С тех пор он изменился. Неведомо, какие муки переживал он, укрывшись в глубине парков, проводя где-то бессонные ночи; но не только Аргония, но и кто-либо вообще не слышал от него больше не единого слова. Он погрузился в себя, сделался отшельником, монахом. Нашел какую-то темную, сырую, сокрытую водопадом пещеру, и, порою, целыми неделями не выходил оттуда. Ни с кем не делился он своими мыслями, да и мало кто вообще его видел: если он и выбирался из своей пещеры, то ночью, шептался с травами, с деревьями — эльфов или их гостей сторонился, а один раз, года за три до этого дня, довелось ему издали увидеть Аргонию; тогда он бросился в свою пещеру, и в течении нескольких дней через напев водопада прорывались его горькие рыданья. С ним не раз пытались заговорить, однако ничего кроме стона он не издавал, и от присутствия кого-либо, он направленных на него пусть и дружелюбных и ласковых взглядов, он испытывал нестерпимые душевные мученья — и при любых словах он страшно сжимался, бледнел, и кто бы ни был с ним рядом — жаждал только одного, чтобы побыстрей заканчивалась эта пытка, чтобы оставили его, наконец, в одиночестве. И тот, кто хотел помочь ему, чувствовал это, или уходил тут же, или прилагал еще какое-нибудь последнее усилие, например — пел песню на эльфийском, или на людском. Такие песни приводили Маэглина к еще большим терзаньям — он и стонал глухо, и рыдал, и дрожал — была ли песня печальной или радостной — только новую муку она придавала страдальцу. И эльфы, видя, что все их усилия тщетны, и что лучше действительно оставить его в уединении, в последние годы уже и не заходили к нему.

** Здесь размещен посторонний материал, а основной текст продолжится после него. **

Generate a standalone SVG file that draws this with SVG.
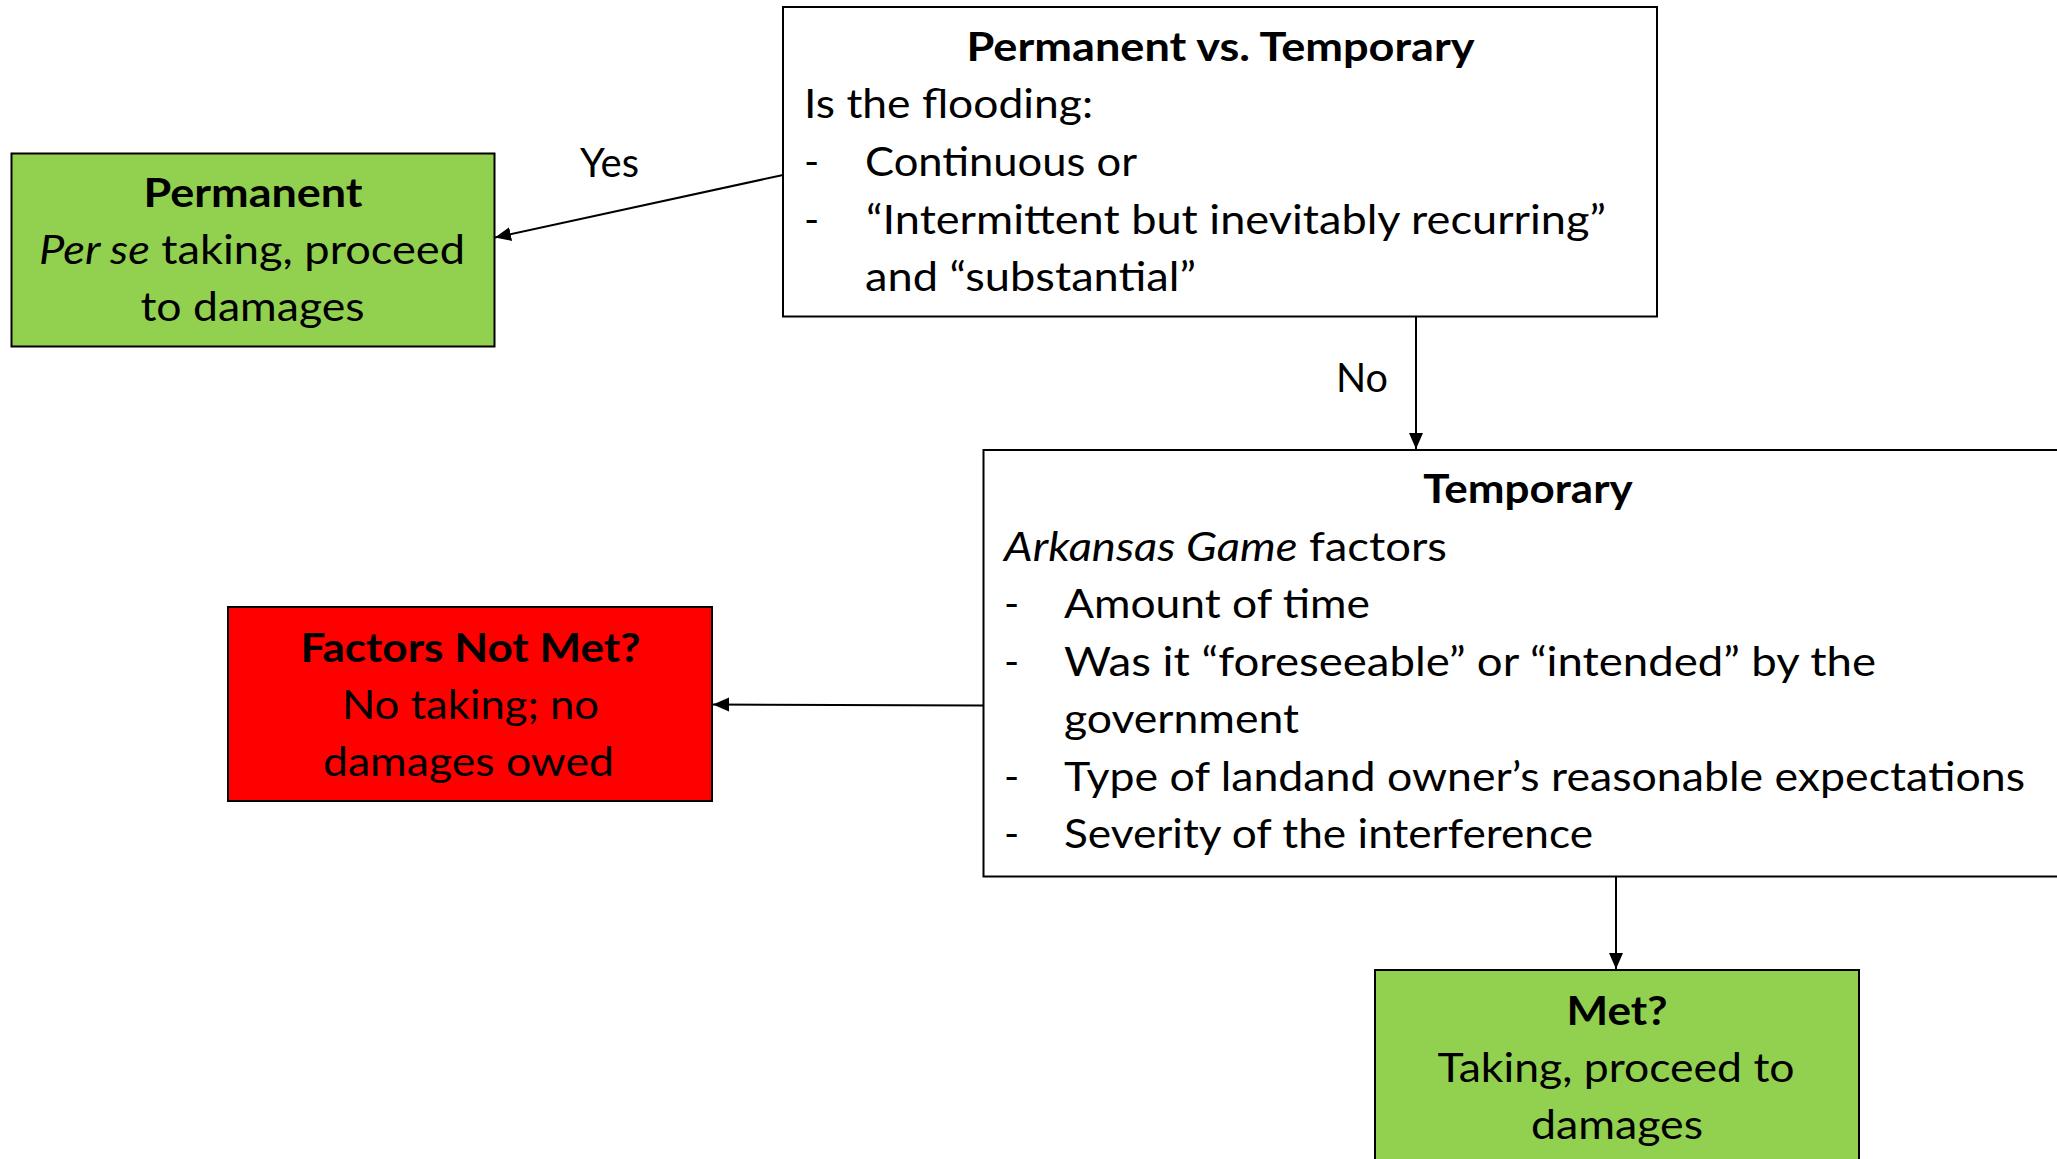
<svg xmlns="http://www.w3.org/2000/svg" width="2057" height="1159" viewBox="0 0 2057 1159">
  <style>
    .box { stroke: #000; stroke-width: 2; }
    .white { fill: #fff; }
    .green { fill: #92D050; }
    .red { fill: #FF0000; }
    text { font-family: Lato, "Open Sans", "Liberation Sans", sans-serif; font-size: 41px; fill: #000; }
    .b { font-weight: bold; }
    .i { font-style: italic; }
    .c { text-anchor: middle; }
    .conn { stroke: #000; stroke-width: 2; fill: none; marker-end: url(#arrow); }
  </style>
  <defs>
    <marker id="arrow" markerUnits="userSpaceOnUse" markerWidth="17" markerHeight="15" refX="16" refY="7" orient="auto">
      <path d="M0,0 L16,7 L0,14 Z" fill="#000"/>
    </marker>
  </defs>
  <rect width="2057" height="1159" fill="#fff"/>

  <g id="connectors">
    <line class="conn" x1="783" y1="175" x2="495" y2="237.5"/>
    <line class="conn" x1="1416" y1="317" x2="1416" y2="449"/>
    <line class="conn" x1="983" y1="705.5" x2="713" y2="704.5"/>
    <line class="conn" x1="1616" y1="877" x2="1616" y2="969"/>
    <text x="609.5" y="177" class="c" textLength="59" lengthAdjust="spacingAndGlyphs">Yes</text>
    <text x="1362" y="392" class="c" textLength="52" lengthAdjust="spacingAndGlyphs">No</text>
  </g>

  <g id="node-permanent-vs-temporary">
    <rect class="box white" x="783" y="7" width="874" height="309.5"/>
    <text x="1220.5" y="61" class="c b" textLength="508" lengthAdjust="spacingAndGlyphs">Permanent vs. Temporary</text>
    <text x="804" y="118" textLength="289" lengthAdjust="spacingAndGlyphs">Is the flooding:</text>
    <text x="804" y="176">-</text>
    <text x="865" y="176" textLength="272" lengthAdjust="spacingAndGlyphs">Continuous or</text>
    <text x="804" y="233.5">-</text>
    <text x="866" y="233.5" textLength="740" lengthAdjust="spacingAndGlyphs">“Intermittent but inevitably recurring”</text>
    <text x="865" y="291" textLength="331" lengthAdjust="spacingAndGlyphs">and “substantial”</text>
  </g>

  <g id="node-permanent">
    <rect class="box green" x="11.5" y="153.5" width="483" height="193"/>
    <text x="253" y="207" class="c b" textLength="219" lengthAdjust="spacingAndGlyphs">Permanent</text>
    <text x="252" y="264" class="c" textLength="426" lengthAdjust="spacingAndGlyphs"><tspan class="i">Per se</tspan> taking, proceed</text>
    <text x="252.5" y="320.5" class="c" textLength="224" lengthAdjust="spacingAndGlyphs">to damages</text>
  </g>

  <g id="node-temporary">
    <rect class="box white" x="983.5" y="450" width="1100" height="426.5"/>
    <text x="1528" y="503" class="c b" textLength="209.5" lengthAdjust="spacingAndGlyphs">Temporary</text>
    <text x="1004" y="560.5" textLength="443" lengthAdjust="spacingAndGlyphs"><tspan class="i">Arkansas Game</tspan> factors</text>
    <text x="1004" y="618">-</text>
    <text x="1064" y="618" textLength="306" lengthAdjust="spacingAndGlyphs">Amount of time</text>
    <text x="1004" y="675.5">-</text>
    <text x="1064" y="675.5" textLength="812" lengthAdjust="spacingAndGlyphs">Was it “foreseeable” or “intended” by the</text>
    <text x="1064" y="733" textLength="235" lengthAdjust="spacingAndGlyphs">government</text>
    <text x="1004" y="790.5">-</text>
    <text x="1064" y="790.5" textLength="961" lengthAdjust="spacingAndGlyphs">Type of landand owner’s reasonable expectations</text>
    <text x="1004" y="848">-</text>
    <text x="1064" y="848" textLength="529" lengthAdjust="spacingAndGlyphs">Severity of the interference</text>
  </g>

  <g id="node-factors-not-met">
    <rect class="box red" x="228" y="607" width="484" height="194"/>
    <text x="470.5" y="661.5" class="c b" textLength="340" lengthAdjust="spacingAndGlyphs">Factors Not Met?</text>
    <text x="470.5" y="719" class="c" textLength="257" lengthAdjust="spacingAndGlyphs">No taking; no</text>
    <text x="468.5" y="776" class="c" textLength="291" lengthAdjust="spacingAndGlyphs">damages owed</text>
  </g>

  <g id="node-met">
    <rect class="box green" x="1375" y="970" width="484" height="220"/>
    <text x="1617" y="1025" class="c b" textLength="101" lengthAdjust="spacingAndGlyphs">Met?</text>
    <text x="1616" y="1082" class="c" textLength="357" lengthAdjust="spacingAndGlyphs">Taking, proceed to</text>
    <text x="1617" y="1139" class="c" textLength="172" lengthAdjust="spacingAndGlyphs">damages</text>
  </g>
</svg>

Никто не знал, чем он питался. Раньше ему приносили пищу из дворца, но она всегда оставалась нетронутой. Вообще-то, в парках Эрегиона растет достаточно плодов, чтобы устраивать ежедневно какие угодно пиршества, но никто и никогда за все эти годы не видел, чтобы Маэглин что-либо ел. Если раньше он был скорее полным, и даже годы проведенные в темнице Горова не смогли подточить его природной полноты, то за эти годы он исхудал страшно, и сам мог вызвать только страх. Его плоское лицо, как то впало, и теперь отчетливо проступали жилы, какие-то бугры выпирали, и все это было застывшим, высохшим. Этот лик поражал своей болезненностью, казалось, что не природа, но темный властелин, в припадке безумия выковал из некой тверди его, и в каждую черточку вложил боль, долгое не проходящее страдание; какую-то затаенную горечь, да еще много-много чего темного. И цвет его кожи потемнел, однако — это не была темнота загара, эта была темнота тления; словно бы жизнь покинула верхние слои его плоти. На нем было какое-то причудливое, ветхое подобие одежды, все темных тонов — она свободно болталась на его высохшей плоти.